> [Your objective]: Select the lines that hold the word "this" and copy each one.

--- START OF Records for the task ---

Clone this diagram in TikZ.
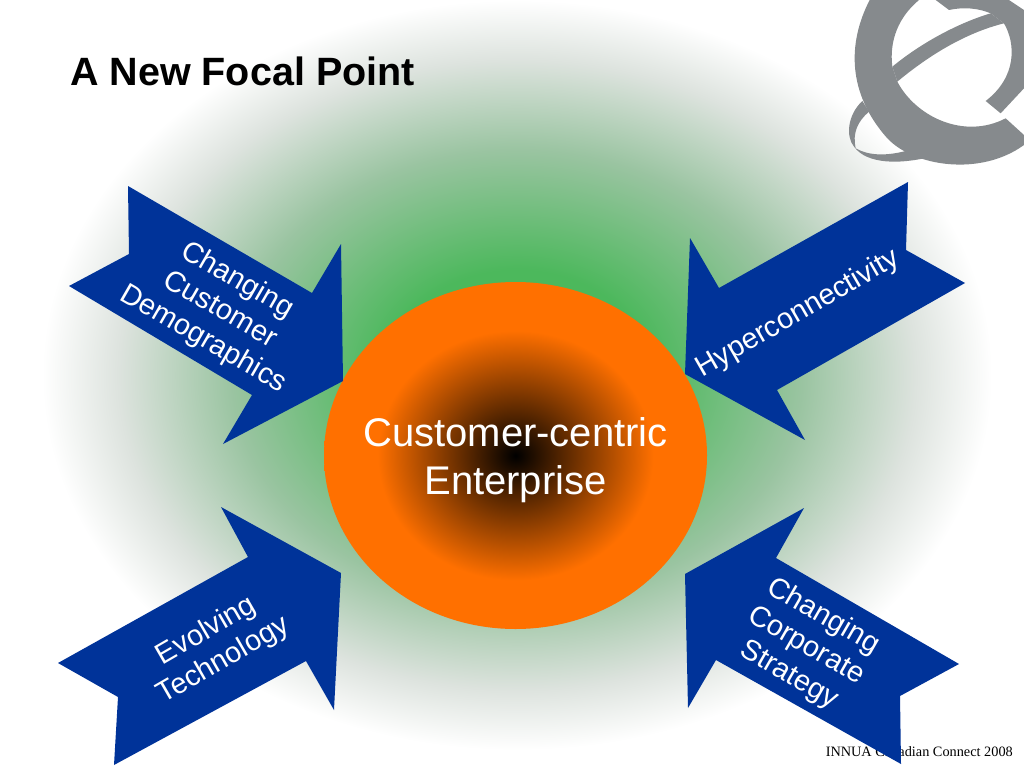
\documentclass[tikz,border=0pt]{standalone}
\usepackage{xcolor}
\usepackage{fontspec}
\setmainfont{Liberation Sans}
\newfontfamily\footfont{Liberation Serif}
\usetikzlibrary{shapes.geometric}
\definecolor{FPBlue}{HTML}{003399}
\definecolor{FPGreen}{HTML}{4CB85C}
\definecolor{FPSage}{HTML}{9AC4A1}
\definecolor{FPAsh}{HTML}{DDE3DE}
\definecolor{FPOrange}{HTML}{FF7000}
\definecolor{FPGray}{HTML}{868A8D}
\pgfdeclareradialshading{fpglow}{\pgfpoint{0bp}{0bp}}{color(0bp)=(FPGreen); color(7bp)=(FPGreen); color(15bp)=(FPSage); color(21bp)=(FPAsh); color(25bp)=(white); color(50bp)=(white)}
\pgfdeclareradialshading{fpcore}{\pgfpoint{0bp}{0bp}}{color(0bp)=(black); color(18bp)=(FPOrange); color(50bp)=(FPOrange)}
\tikzset{
  fparrow/.style={fill=FPBlue},
  fplabel/.style={text=white,align=center,font=\fontsize{29}{34}\selectfont},
  fplogo/.style={fill=FPGray}
}
\begin{document}
\begin{tikzpicture}[x=1pt,y=-1pt]
\path[use as bounding box] (0,0) rectangle (1024,768);
\clip (0,0) rectangle (1024,768);
\fill[white] (0,0) rectangle (1024,768);
% backdrop
\path[shading=fpglow] (517,375) ellipse [x radius=475,y radius=375];
% logo
\begin{scope}[shift={(824,0)},x=.3333pt,y=-.3333pt]
\fill[fplogo] (137,0) .. controls (70,130) and (70,280) .. (190,415) .. controls (270,500) and (470,530) .. (600,435) -- (600,405) -- (545,355) .. controls (420,420) and (275,350) .. (220,245) -- (205,200) .. controls (195,120) and (225,50) .. (285,0) -- cycle;
\fill[fplogo] (205,200) .. controls (290,130) and (400,70) .. (500,40) -- (540,70) .. controls (420,100) and (310,170) .. (220,245) -- cycle;
\fill[fplogo] (335,0) -- (375,30) .. controls (420,20) and (465,25) .. (500,40) -- (540,70) .. controls (575,130) and (580,230) .. (485,303) -- (530,340) -- (600,265) -- (600,30) -- (555,0) -- cycle;
\fill[fplogo] (115,303) .. controls (70,345) and (65,410) .. (90,440) .. controls (130,495) and (230,490) .. (300,475) -- (245,453) .. controls (180,470) and (130,465) .. (95,445) .. controls (85,400) and (100,365) .. (135,335) -- cycle;
\end{scope}
% title and footer
\node[anchor=base west,inner sep=0pt,font=\bfseries\fontsize{39.5}{46}\selectfont] (title) at (70,85) {A New Focal Point};
\node[anchor=base east,inner sep=0pt,font=\footfont\fontsize{14.3}{17}\selectfont] (footer) at (1013,756) {INNUA Canadian Connect 2008};
% centre
\node[ellipse,shading=fpcore,minimum width=383pt,minimum height=347pt,inner sep=0pt,outer sep=0pt] (core) at (515.5,455.5) {};
\node[text=white,align=center,font=\fontsize{40}{48}\selectfont] (corelabel) at (515.5,460) {Customer-centric\\Enterprise};
% arrows
\fill[fparrow] (128,186) -- (312,293) -- (341,244) -- (343,381) -- (223,444) -- (252,395) -- (69,286) -- (129,254) -- cycle;
\fill[fparrow] (908,182) -- (906,250) -- (965,283) -- (777,390) -- (805,440) -- (685,374) -- (690,238) -- (719,288) -- cycle;
\fill[fparrow] (221,507) -- (341,573) -- (334,710) -- (306,661) -- (114,765) -- (118,697) -- (58,663) -- (248,557) -- cycle;
\fill[fparrow] (804,508) -- (776,558) -- (959,664) -- (900,696) -- (901,764) -- (716,660) -- (688,708) -- (685,574) -- cycle;
\node[fplabel,rotate=-30] (demographics) at (220,310) {Changing\\Customer\\Demographics};
\node[fplabel,rotate=30] (hyper) at (798,314) {Hyperconnectivity};
\node[fplabel,rotate=30] (technology) at (215,646) {Evolving\\Technology};
\node[fplabel,rotate=-30] (strategy) at (806,646) {Changing\\Corporate\\Strategy};
\end{tikzpicture}
\end{document}
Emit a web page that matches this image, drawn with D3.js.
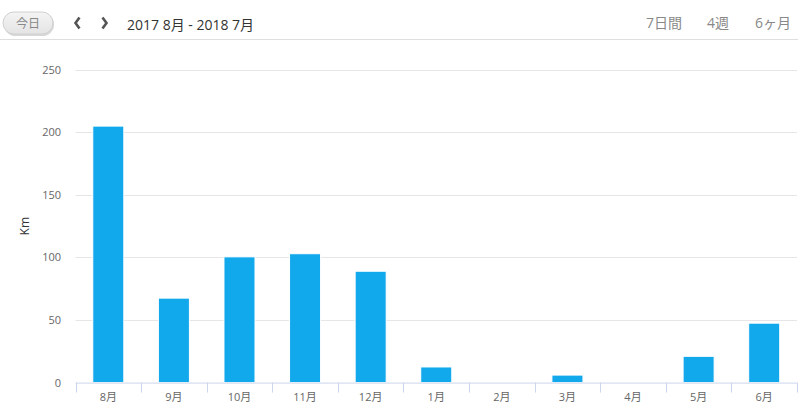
<!DOCTYPE html>
<html><head><meta charset="utf-8">
<script src="https://cdn.jsdelivr.net/npm/d3@7/dist/d3.min.js"></script>
<style>
body{margin:0;background:#fff;}
svg{display:block;font-family:"Open Sans","Noto Sans CJK JP",sans-serif;}
</style></head>
<body>
<script>
const categories = ["8月","9月","10月","11月","12月","1月","2月","3月","4月","5月","6月"];
const distanceKm = [205, 67.5, 100.5, 103, 89, 12.5, 0, 6, 0, 21, 47.5];
const yTicks = [0, 50, 100, 150, 200, 250];
const yAxisTitle = "Km";
const headerTitle = "2017 8月 - 2018 7月";
const todayLabel = "今日";
const rangeButtons = ["7日間", "4週", "6ヶ月"];

(function(){
const W = 798, H = 409;
const svg = d3.select("body").append("svg").attr("width", W).attr("height", H);

// header
const defs = svg.append("defs");
const g1 = defs.append("linearGradient").attr("id","btn").attr("x1",0).attr("y1",0).attr("x2",0).attr("y2",1);
g1.append("stop").attr("offset","0%").attr("stop-color","#f4f4f4");
g1.append("stop").attr("offset","100%").attr("stop-color","#e4e4e4");
svg.append("rect").attr("x",4).attr("y",13).attr("width",50).attr("height",23).attr("rx",11.5)
  .attr("fill","#d8d8d8");
svg.append("rect").attr("x",3).attr("y",12).attr("width",50).attr("height",22).attr("rx",11)
  .attr("fill","url(#btn)").attr("stroke","#d0d0d0");
svg.append("text").attr("x",28).attr("y",27.5).attr("text-anchor","middle")
  .attr("font-size",12).attr("fill","#888").text(todayLabel);
svg.append("path").attr("d","M79.5,17.5 L75.5,23 L79.5,28.5").attr("fill","none")
  .attr("stroke","#555").attr("stroke-width",2.6);
svg.append("path").attr("d","M102.5,17.5 L106.5,23 L102.5,28.5").attr("fill","none")
  .attr("stroke","#555").attr("stroke-width",2.6);
svg.append("text").attr("x",127).attr("y",29.5).attr("font-size",14).attr("fill","#333").text(headerTitle);
const rbX = [646, 707, 755];
rangeButtons.forEach((t,i)=>{
  svg.append("text").attr("x",rbX[i]).attr("y",28).attr("font-size",14).attr("fill","#888").text(t);
});
svg.append("line").attr("x1",0).attr("x2",W).attr("y1",39.5).attr("y2",39.5)
  .attr("stroke","#dedede");

// chart
const pLeft = 75.5, pRight = 797, pTop = 69.8, pBottom = 382.6;
const x = d3.scaleBand().domain(categories).range([pLeft, pRight]).paddingInner(0.527).paddingOuter(0.2635);
const xb = d3.scaleBand().domain(categories).range([pLeft, pRight]);
const y = d3.scaleLinear().domain([0, 250]).range([pBottom, pTop]);

svg.append("g").selectAll("line").data(yTicks.filter(d=>d>0)).join("line")
  .attr("x1",pLeft).attr("x2",pRight)
  .attr("y1",d=>Math.round(y(d))+0.5).attr("y2",d=>Math.round(y(d))+0.5)
  .attr("stroke","#e6e6e6");

svg.append("g").selectAll("text").data(yTicks).join("text")
  .attr("x",61).attr("y",d=>y(d)+4).attr("text-anchor","end")
  .attr("font-size",11).attr("fill","#666").text(d=>d);

svg.append("text").attr("transform",`translate(29,${(pTop+pBottom)/2}) rotate(-90)`)
  .attr("text-anchor","middle").attr("font-size",12).attr("fill","#333").text(yAxisTitle);

svg.append("g").selectAll("rect").data(categories).join("rect")
  .attr("x",(d)=>x(d)).attr("width",x.bandwidth())
  .attr("y",(d,i)=>y(distanceKm[i])).attr("height",(d,i)=>pBottom - y(distanceKm[i]))
  .attr("fill","#11a8ec").attr("stroke","#fff").attr("stroke-width",1);

const ax = svg.append("g");
ax.append("line").attr("x1",pLeft).attr("x2",pRight).attr("y1",pBottom+0.5).attr("y2",pBottom+0.5)
  .attr("stroke","#ccd6eb");
const bounds = categories.map(c=>xb(c)).concat([pRight]);
ax.selectAll("line.t").data(bounds).join("line").attr("class","t")
  .attr("x1",d=>Math.round(d)+0.5).attr("x2",d=>Math.round(d)+0.5)
  .attr("y1",pBottom).attr("y2",pBottom+10).attr("stroke","#ccd6eb");
ax.selectAll("text").data(categories).join("text")
  .attr("x",d=>xb(d)+xb.bandwidth()/2).attr("y",401).attr("text-anchor","middle")
  .attr("font-size",11).attr("fill","#666").text(d=>d);
})();
</script>
</body></html>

--- END OF Records for the task ---

> [The answer]:
Clone this diagram in TikZ.
Emit a web page that matches this image, drawn with D3.js.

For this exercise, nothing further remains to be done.